I hadn’t visited Sadie for over a year and as always she was welcoming. But there was less of a welcome from the stranger sitting at the kitchen table opposite her. I could immediately sense the waves of suspicion and resentment darting out from his eyes. Sadie would never introduce anyone, so we just ignored this fellow and made ourselves some tea. I tried to get some kind of measure of him out of the corner of my eye, and I could tell he was a rustic type, in working clothes with his neck loose in a worn brown flannel shirt. After a bit of chat with Sadie, Charlie and I went out the back for a smoke. We were glad to escape the brooding presence of this unwelcome intruder.

‘What the hell is he doing here?’ said Charlie.

‘God knows. Did you see the cut of him?’

‘I know him’, said Charlie. ‘It’s Bradshaw. Triangle Head Bradshaw.’

‘Triangle Head!’ I spluttered.

‘Did you not see the head on him?’ Now of course I did. This strange man had a head shaped like an inverted triangle, topped with a flat thatch of tight red curls.

It transpired that Charlie knew Triangle Head Bradshaw from when he was at school. Charlie came from a small town far down on the Marsh, and this lad went to the same school as him. Charlie said that Bradshaw was the son of a cantankerous old farmer known as Ragwort Bradshaw. The Bradshaws were some kind of non-conformist ‘chapel folk’ and had a tumbledown smallholding on the edge of the Marsh where they kept sheep and chickens. Ragwort Bradshaw had the reputation for being a disagreeable old devil, and was often up before the magistrates on matters to do with illegally extending the boundaries of his property. There were three sons. Triangle Head was the youngest.

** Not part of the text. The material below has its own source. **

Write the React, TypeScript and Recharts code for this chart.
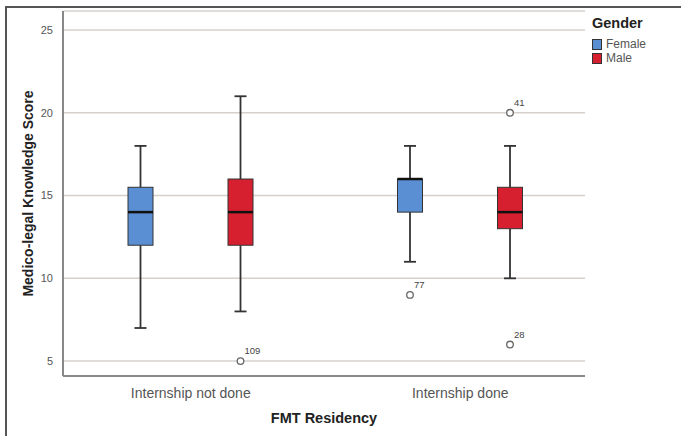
import React from 'react';
import { ComposedChart, Bar, XAxis, YAxis, CartesianGrid, Legend } from 'recharts';

const categories = ['Internship not done', 'Internship done'];

const femaleMin = [7, 11];
const femaleQ1 = [12, 14];
const femaleMedian = [14, 16];
const femaleQ3 = [15.5, 16];
const femaleMax = [18, 18];
const femaleOutliers = [[], [{ value: 9, id: '77' }]];

const maleMin = [8, 10];
const maleQ1 = [12, 13];
const maleMedian = [14, 14];
const maleQ3 = [16, 15.5];
const maleMax = [21, 18];
const maleOutliers = [[{ value: 5, id: '109' }], [{ value: 20, id: '41' }, { value: 6, id: '28' }]];

const yTicks = [5, 10, 15, 20, 25];

const FEMALE = '#5b8fd3';
const MALE = '#d7202f';
const FONT = '"Liberation Sans", Arial, sans-serif';

const data = categories.map((name, i) => ({
  name,
  female: { min: femaleMin[i], q1: femaleQ1[i], median: femaleMedian[i], q3: femaleQ3[i], max: femaleMax[i], outliers: femaleOutliers[i] },
  male: { min: maleMin[i], q1: maleQ1[i], median: maleMedian[i], q3: maleQ3[i], max: maleMax[i], outliers: maleOutliers[i] },
}));

// draws whiskers, box, median and outliers from the bar's [min, max] rectangle
const BoxShape = (props: any) => {
  const { x, y, width, height, payload, group, fill } = props;
  const s = payload[group];
  const top = Math.min(y, y + height);
  const h = Math.abs(height);
  const py = (v: number) => top + ((s.max - v) / (s.max - s.min)) * h;
  const cx = x + width / 2;
  const cap = 6;
  return (
    <g>
      <line x1={cx} x2={cx} y1={py(s.max)} y2={py(s.q3)} stroke="#333" strokeWidth={1.8} />
      <line x1={cx} x2={cx} y1={py(s.q1)} y2={py(s.min)} stroke="#333" strokeWidth={1.8} />
      <line x1={cx - cap} x2={cx + cap} y1={py(s.max)} y2={py(s.max)} stroke="#333" strokeWidth={1.8} />
      <line x1={cx - cap} x2={cx + cap} y1={py(s.min)} y2={py(s.min)} stroke="#333" strokeWidth={1.8} />
      <rect x={x} y={py(s.q3)} width={width} height={py(s.q1) - py(s.q3)} fill={fill} stroke="#333" strokeWidth={1} />
      <line x1={x} x2={x + width} y1={py(s.median)} y2={py(s.median)} stroke="#111" strokeWidth={2.5} />
      {s.outliers.map((o: any) => (
        <g key={o.id}>
          <circle cx={cx} cy={py(o.value)} r={3.3} fill="#fff" stroke="#666" strokeWidth={1.3} />
          <text x={cx + 4} y={py(o.value) - 7} fontSize={9.5} fill="#444" fontFamily={FONT}>{o.id}</text>
        </g>
      ))}
    </g>
  );
};

const LegendBox = (props: any) => (
  <div style={{ fontFamily: FONT }}>
    <div style={{ fontWeight: 'bold', fontSize: 14.5, color: '#222', lineHeight: '18px', marginBottom: 5 }}>Gender</div>
    {(props.payload || []).map((p: any) => (
      <div key={p.value} style={{ display: 'flex', alignItems: 'center', height: 14 }}>
        <span style={{ display: 'inline-block', width: 8, height: 9, background: p.color, border: '1px solid #333', marginRight: 4 }} />
        <span style={{ fontSize: 12, color: '#555' }}>{p.value}</span>
      </div>
    ))}
  </div>
);

export default function App() {
  return (
    <div style={{ position: 'absolute', left: 0, top: 0, width: 681, height: 436, background: '#fff' }}>
      <div style={{ position: 'absolute', left: 5, top: 6, right: 0, bottom: -10, borderTop: '2px solid #555', borderLeft: '2px solid #555' }} />
      <ComposedChart width={681} height={436} data={data} margin={{ top: 11, right: 96, bottom: 30, left: 0 }} barSize={25} barGap={75}>
        <CartesianGrid vertical={false} stroke="#d6d0cc" strokeWidth={1.5} />
        <XAxis
          dataKey="name"
          tickLine={false}
          height={30}
          padding={{ left: -7, right: -10 }}
          axisLine={{ stroke: '#888', strokeWidth: 2 }}
          tick={{ fontSize: 14, fill: '#555', fontFamily: FONT }}
          tickMargin={6}
          label={{ value: 'FMT Residency', position: 'bottom', offset: 7, fontSize: 14.5, fontWeight: 'bold', fill: '#222', fontFamily: FONT }}
        />
        <YAxis
          width={63}
          domain={[4.1, 26.15]}
          ticks={yTicks}
          allowDataOverflow
          tickLine={false}
          axisLine={{ stroke: '#888', strokeWidth: 2 }}
          tick={{ fontSize: 11, fill: '#555', fontFamily: FONT }}
          tickMargin={4}
          label={{ value: 'Medico-legal Knowledge Score', angle: -90, position: 'center', dx: -3, fontSize: 14, fontWeight: 'bold', fill: '#222', fontFamily: FONT }}
        />
        <Legend
          layout="vertical"
          align="center"
          verticalAlign="middle"
          content={<LegendBox />}
          wrapperStyle={{ left: 592, top: 14, width: 85, height: 60 }}
        />
        <Bar
          name="Female"
          dataKey={(d: any) => [d.female.min, d.female.max]}
          fill={FEMALE}
          isAnimationActive={false}
          shape={(p: any) => <BoxShape {...p} group="female" fill={FEMALE} />}
        />
        <Bar
          name="Male"
          dataKey={(d: any) => [d.male.min, d.male.max]}
          fill={MALE}
          isAnimationActive={false}
          shape={(p: any) => <BoxShape {...p} group="male" fill={MALE} />}
        />
      </ComposedChart>
    </div>
  );
}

We heard the sound of a car leaving so we went back into the house.

‘So what’s the story with Triangle Head, Sadie?’

‘Triangle Head?’ Sadie laughed. ‘Oh why are you boys always so cruel?’ Evidently Bradshaw had been calling round to see Sadie for the past year or so. She said she felt sorry for him and that he was harmless. Charlie told her that the Bradshaws were unsocialised hillbillies and that they got on everyone’s nerves down on the part of the Marsh where they lived.

I didn’t see Bradshaw again at Sadie’s house. I wasn’t going round there as often anyway as we were all beginning to drift away. But I did once ask Sadie if he was still visiting her. She brushed the question aside so I left it at that. It was years later that I learned from an old friend of Sadie’s that Triangle Head Bradshaw had begun to make her feel uneasy. It seems he became a bit of nuisance, and that her sons didn’t like him skulking about the place when they were home from school. It was a classic case of unrequited love. Bradshaw was enraptured by Sadie and eventually plucked up the courage to declare his exalted feelings for her. Of course that was it. Sadie had to get rid of him. Nobody knows what was said, but he never came back. But there is a coda to the story of Triangle Head. After Sadie had sent him packing he went directly home to his farm on the Marsh and wrung the necks of all his two hundred and fifty egg-laying hens.